Author: Redemption Comics

Steve Grogan was born in the often-filmed city of Troy, NY. He has written in a variety of formats (novels, short stories, poems, screen and stage plays, blogs/articles) and genres (horror, science fiction, fantasy, mystery, drama).

Steve is also a father, a boyfriend, a musician, a fitness fanatic, and a martial artist. He has been studying Wing Chun Kung Fu since 1995, and he maintains a blog/YouTube channel that describe his training habits, epiphanies, and advancement. It also candidly discusses his stumbling blocks, such as his struggle with nutrition and mental health issues.

He is no relation to the New England Patriots quarterback from the 1980’s.

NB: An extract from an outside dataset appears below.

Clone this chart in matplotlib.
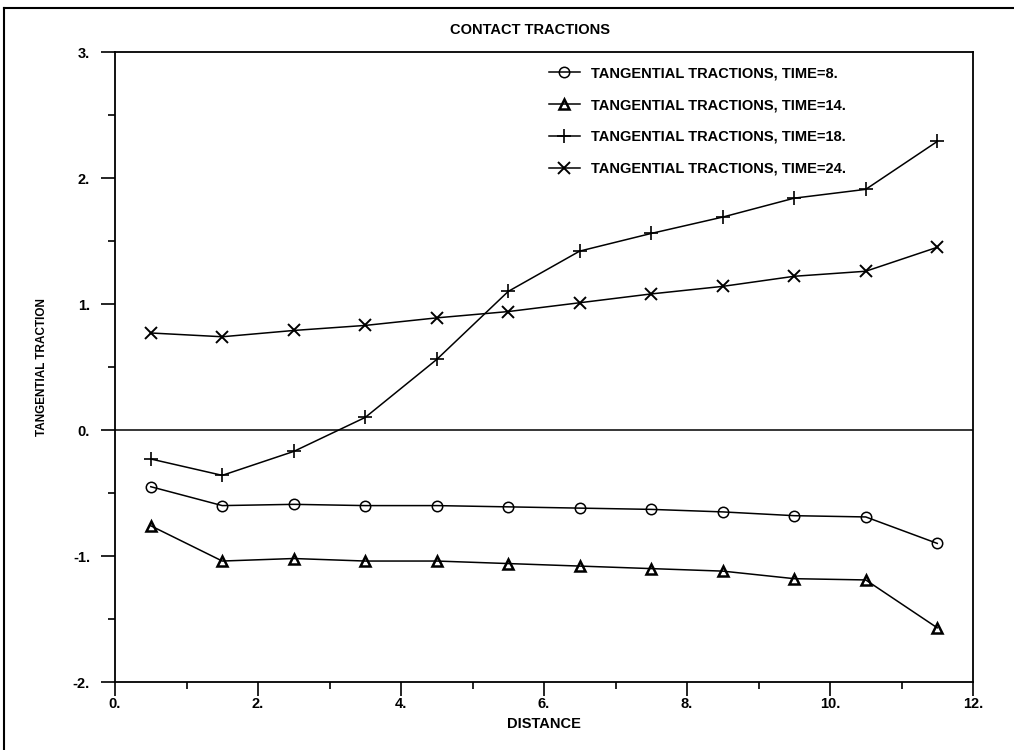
import matplotlib
matplotlib.use("Agg")
import matplotlib.pyplot as plt
from matplotlib.lines import Line2D
from matplotlib.ticker import MultipleLocator, FuncFormatter

plt.rcParams['font.family'] = ['Liberation Sans', 'DejaVu Sans']
plt.rcParams['font.weight'] = 'bold'

distance = [0.5, 1.5, 2.5, 3.5, 4.5, 5.5, 6.5, 7.5, 8.5, 9.5, 10.5, 11.5]
time8 = [-0.45, -0.60, -0.59, -0.60, -0.60, -0.61, -0.62, -0.63, -0.65, -0.68, -0.69, -0.90]
time14 = [-0.76, -1.04, -1.02, -1.04, -1.04, -1.06, -1.08, -1.10, -1.12, -1.18, -1.19, -1.57]
time18 = [-0.23, -0.36, -0.17, 0.10, 0.56, 1.10, 1.42, 1.56, 1.69, 1.84, 1.91, 2.29]
time24 = [0.77, 0.74, 0.79, 0.83, 0.89, 0.94, 1.01, 1.08, 1.14, 1.22, 1.26, 1.45]
labels = ["TANGENTIAL TRACTIONS, TIME=8.", "TANGENTIAL TRACTIONS, TIME=14.",
          "TANGENTIAL TRACTIONS, TIME=18.", "TANGENTIAL TRACTIONS, TIME=24."]

W, H = 1014, 750
fig = plt.figure(figsize=(W / 100, H / 100), dpi=100)
ax = fig.add_axes([115 / W, 1 - 682 / H, (973 - 115) / W, (682 - 52) / H])

lw = 1.1
ax.plot(distance, time8, color='black', lw=lw, marker='o', ms=7.5, mfc='none', mec='black', mew=1.1, label=labels[0])
ax.plot(distance, time14, color='black', lw=lw, marker='^', ms=7.5, mfc='none', mec='black', mew=1.8, label=labels[1])
ax.plot(distance, time18, color='black', lw=lw, marker='+', ms=10, mew=1.2, label=labels[2])
ax.plot(distance, time24, color='black', lw=lw, marker='x', ms=9, mew=1.4, label=labels[3])

ax.axhline(0, color='black', lw=1.1)
ax.set_xlim(0, 12)
ax.set_ylim(-2, 3)
ax.xaxis.set_major_locator(MultipleLocator(2))
ax.xaxis.set_minor_locator(MultipleLocator(1))
ax.yaxis.set_major_locator(MultipleLocator(1))
ax.yaxis.set_minor_locator(MultipleLocator(0.5))
fmt = FuncFormatter(lambda v, p: "%d." % round(v))
ax.xaxis.set_major_formatter(fmt)
ax.yaxis.set_major_formatter(fmt)
ax.tick_params(axis='both', which='major', direction='out', length=10, width=1.2, labelsize=10.5)
ax.tick_params(axis='both', which='minor', direction='out', length=5, width=1.2)
ax.tick_params(axis='y', which='major', pad=8)
ax.tick_params(axis='x', which='major', pad=1)
for lab in ax.get_xticklabels() + ax.get_yticklabels():
    lab.set_fontweight('bold')
for s in ax.spines.values():
    s.set_linewidth(1.3)

ax.set_xlabel("DISTANCE", fontsize=10.5, fontweight='bold', labelpad=4)
ax.set_ylabel("TANGENTIAL TRACTION", fontsize=8.5, fontweight='bold', labelpad=18)

leg = ax.legend(loc='upper left', bbox_to_anchor=((536 - 115) / (973 - 115), 0.998), frameon=False,
                handlelength=2.1, labelspacing=1.22, handletextpad=0.75,
                prop={'weight': 'bold', 'size': 10.5})

fig.text(530 / W, 1 - 30 / H, "CONTACT TRACTIONS", ha='center', va='center', fontsize=10.5, fontweight='bold')

# outer frame (left and top edges visible in the reference)
fig.add_artist(Line2D([4 / W, 4 / W], [0, 1 - 8 / H], transform=fig.transFigure, color='black', lw=1.5))
fig.add_artist(Line2D([4 / W, 1], [1 - 8 / H, 1 - 8 / H], transform=fig.transFigure, color='black', lw=1.5))

fig.savefig("out.png", dpi=100)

2 thoughts on “Magical Realism or Horror: Genre Confusion in the Novel THE SIZE CURSE – Steve Grogan

  1. Good going, Steve, I’m in full agreement with you on writers and genre obsession. And I would read this book, in fact adding it to my list. It sounds Stephen King-esque in story (if I have to come up with a comparison) and he is far from just a horror writer, in fact your label of magical realism immediately made me think of him. Good luck with it!

    My novel has been deemed to be like Maeve Binchy, which I felt was odd, then literary fiction and like Ann Tyler, who I will have to investigate…so I’m not taking much notice of genre pigeon holing either.

    1. Lynne,

      Thanks for your reply! Honestly, when I wrote this story, I was thinking more along the lines of Gabriel Garcia Marques, Kafka’s METAMORPHOSES, or even THE TIN DRUM by Gunter Grass. As I said in my introduction here, I believe it belongs in what used to be called the “literary” section of your average bookstore, but I had no takers until I found this wonderful site. I hope you enjoy reading it!

      As for your writing, I have not heard of Maeve Binchy or Ann Tyler. Looks like I have to do some investigating too!